My analysis provides clear evidence that workers are worse off with scheduling risk. I find that jobs with unstable schedules offer workers no more pay and much less flexibility than otherwise-comparable jobs with stable schedules. For a typical worker with a stable and predictable schedule, the probability of having a flexible work schedule as a benefit of their job is 56 percent. That probability falls to 43 percent for those workers with an unstable schedule and 39 percent for those with an unpredictable schedule. (See Figure 1.)
I also find that scheduling risk lowers job satisfaction and reduces by 10 percentage points the probability that a worker will remain with the same employer over a period of 2 years. This negative effect on retention is consistent with prior research showing that schedule instability increases turnover at large retail and food-service firms. These results complement other recent studies calling into question whether unstable scheduling is as valuable as many employers believe. If unstable scheduling makes workers less satisfied, more likely to quit, and less productive at work, then it may not be the most efficient way of managing business risk.
Another set of findings from my working paper challenge the claim that uncompensated scheduling risk reflects the relative power of employers in the U.S. labor market. I find that compensation penalties for unstable schedules are not greater in the context of higher unemployment, where employers have more power to set compensation. Moreover, when I compare union workers and nonunion workers in the NLSY97 cohort, I find similar rates of unpredictable schedules. At least for U.S. workers in their 20s and 30s, low unemployment and a union contract are not enough to ensure fair compensation for scheduling risk.

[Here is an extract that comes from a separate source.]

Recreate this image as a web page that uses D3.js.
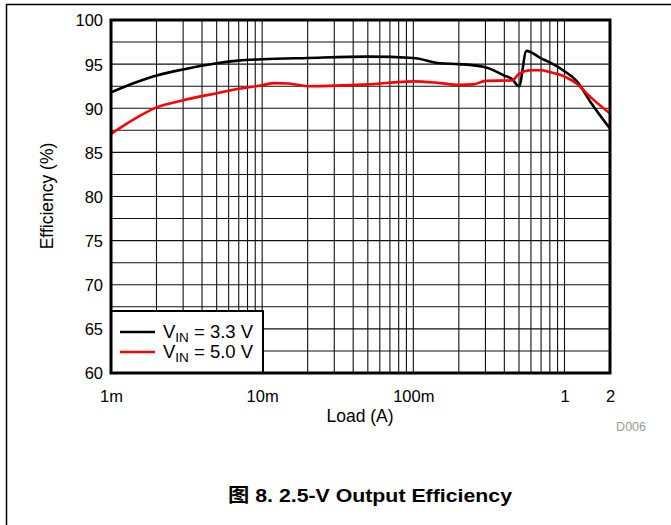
<!DOCTYPE html>
<html><head><meta charset="utf-8">
<script src="https://cdn.jsdelivr.net/npm/d3@7"></script>
<style>body{margin:0;background:#fff}svg{display:block;font-family:"Liberation Sans",Arial,sans-serif}</style>
</head><body><svg id="c" width="671" height="525"></svg>
<script>
const loads3v3 = [0.001,0.0015,0.002,0.003,0.005,0.007,0.01,0.02,0.05,0.1,0.15,0.2,0.3,0.4,0.45,0.5,0.56,0.7,0.8,1,1.2,1.5,2];
const eff3v3   = [91.8,93.0,93.7,94.4,95.1,95.4,95.55,95.7,95.85,95.7,95.1,95.0,94.65,93.7,93.3,92.5,96.5,95.66,95.2,94.2,93.1,90.6,87.7];
const loads5v0 = [0.001,0.0015,0.002,0.003,0.005,0.007,0.01,0.012,0.015,0.02,0.05,0.1,0.15,0.2,0.25,0.3,0.45,0.5,0.6,0.7,0.8,1,1.2,1.5,2];
const eff5v0   = [87.1,89.0,90.1,90.9,91.7,92.2,92.6,92.85,92.8,92.5,92.7,93.05,92.85,92.65,92.7,93.1,93.15,93.9,94.3,94.3,94.1,93.6,92.8,91.2,89.4];
const xTickVals = [0.001,0.01,0.1,1,2];
const xTickLabels = ["1m","10m","100m","1","2"];
const yTickVals = [60,65,70,75,80,85,90,95,100];
const seriesNames = ["3.3 V","5.0 V"];
const seriesColors = ["#000000","#ff0000"];

const svg = d3.select("#c");
const L=111,R=610,T=20,B=373;
const x = d3.scaleLog().domain([0.001,2]).range([L,R]);
const y = d3.scaleLinear().domain([60,100]).range([B,T]);

// outer frame (top & left)
svg.append("line").attr("x1",6).attr("x2",671).attr("y1",4.5).attr("y2",4.5).attr("stroke","#000").attr("stroke-width",1.5);
svg.append("line").attr("x1",6.5).attr("x2",6.5).attr("y1",4).attr("y2",525).attr("stroke","#000").attr("stroke-width",1.5);

// grid
const g = svg.append("g");
const vgrid=[];
for(let d=0.001; d<1.5; d*=10){ for(let k=1;k<10;k++){ const v=d*k; if(v>0.001 && v<2.0001) vgrid.push(v);} }
g.selectAll("line.v").data(vgrid).join("line")
  .attr("x1",d=>x(d)).attr("x2",d=>x(d)).attr("y1",T).attr("y2",B)
  .attr("stroke","#111").attr("stroke-width",1.1);
const hgrid=d3.range(62.5,100,2.5);
g.selectAll("line.h").data(hgrid).join("line")
  .attr("x1",L).attr("x2",R).attr("y1",d=>y(d)).attr("y2",d=>y(d))
  .attr("stroke","#111").attr("stroke-width",1.1);

// curves
const line = d3.line().curve(d3.curveMonotoneX).x(d=>x(d[0])).y(d=>y(d[1]));
const data = [d3.zip(loads3v3,eff3v3), d3.zip(loads5v0,eff5v0)];
svg.append("path").datum(data[0]).attr("d",line).attr("fill","none").attr("stroke",seriesColors[0]).attr("stroke-width",2.6);
svg.append("path").datum(data[1]).attr("d",line).attr("fill","none").attr("stroke",seriesColors[1]).attr("stroke-width",2.6);

// legend
const lg = svg.append("g");
lg.append("rect").attr("x",111).attr("y",311).attr("width",152).attr("height",62).attr("fill","#fff").attr("stroke","#000").attr("stroke-width",2);
seriesNames.forEach((n,i)=>{
  const yy = 332 + i*20;
  lg.append("line").attr("x1",120).attr("x2",155).attr("y1",yy).attr("y2",yy).attr("stroke",seriesColors[i]).attr("stroke-width",2.6);
  const t = lg.append("text").attr("x",163).attr("y",yy+6).attr("font-size",18.5).attr("fill","#000");
  t.append("tspan").text("V");
  t.append("tspan").text("IN").attr("font-size",13.5).attr("dy",4);
  t.append("tspan").text(" = "+n).attr("dy",-4);
});

// plot frame
svg.append("rect").attr("x",L).attr("y",T).attr("width",R-L).attr("height",B-T).attr("fill","none").attr("stroke","#000").attr("stroke-width",3);

// axes labels
const xAxis = d3.axisBottom(x).tickValues(xTickVals).tickFormat((d,i)=>xTickLabels[i]).tickSize(0).tickPadding(0);
const ax = svg.append("g").attr("transform",`translate(0,${B})`).call(xAxis);
ax.select(".domain").remove();
ax.selectAll("text").attr("font-size",16.5).attr("font-family","Liberation Sans, Arial, sans-serif").attr("fill","#000").attr("dy",0).attr("y",29);

const yAxis = d3.axisLeft(y).tickValues(yTickVals).tickSize(0).tickPadding(0);
const ay = svg.append("g").attr("transform",`translate(${L-8},0)`).call(yAxis);
ay.select(".domain").remove();
ay.selectAll("text").attr("font-size",16.5).attr("font-family","Liberation Sans, Arial, sans-serif").attr("fill","#000").attr("dy","0.36em");

svg.append("text").attr("x",360).attr("y",422).attr("text-anchor","middle").attr("font-size",17.5).text("Load (A)");
svg.append("text").attr("transform","translate(53,196) rotate(-90)").attr("text-anchor","middle").attr("font-size",17.5).text("Efficiency (%)");
svg.append("text").attr("x",646).attr("y",431).attr("text-anchor","end").attr("font-size",12.5).attr("fill","#999").text("D006");
svg.append("text").attr("x",370).attr("y",502).attr("text-anchor","middle").attr("font-size",19).attr("font-weight","bold")
  .attr("textLength",284).attr("lengthAdjust","spacingAndGlyphs")
  .style("font-family","'Liberation Sans', 'Noto Sans CJK SC', sans-serif").text("图 8. 2.5-V Output Efficiency");
</script></body></html>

Fair Workweek laws offer a more direct solution to the problem of schedule instability. While the details vary by jurisdiction—currently, seven cities and one state have Fair Workweek laws—these laws generally require employers to provide 2 weeks’ advance notice or extra pay for schedule changes. Research on Seattle’s scheduling regulation, for instance, found it was effective in reducing instability and improving health and economic security among covered employees.
My study strengthens the case for enacting Fair Workweek laws. I show that, on average, workers are penalized rather than rewarded for scheduling risk. Contrary to what opponents of scheduling regulations claim, unpredictable and unstable schedules lower job satisfaction and reduce flexibility for workers.
My recent research also provides a rationale for extending scheduling regulations beyond the narrow segment of retail and restaurant chains targeted by early Fair Workweek laws. Transportation and construction workers, for instance, have been largely absent from the public debate around this issue, yet they are exposed to some of the highest rates of scheduling risk.
By implementing scheduling regulations covering a wider range of workplaces across the country, policymakers can improve job quality for millions of workers. With more predictability or extra pay for schedule changes, workers will be better able to provide and care for themselves and their families.
What’s at stake is a precious resource—time—that shouldn’t be wasted with haphazard scheduling practices. If employers truly value schedule flexibility, it is only fair they compensate the workers who provide it.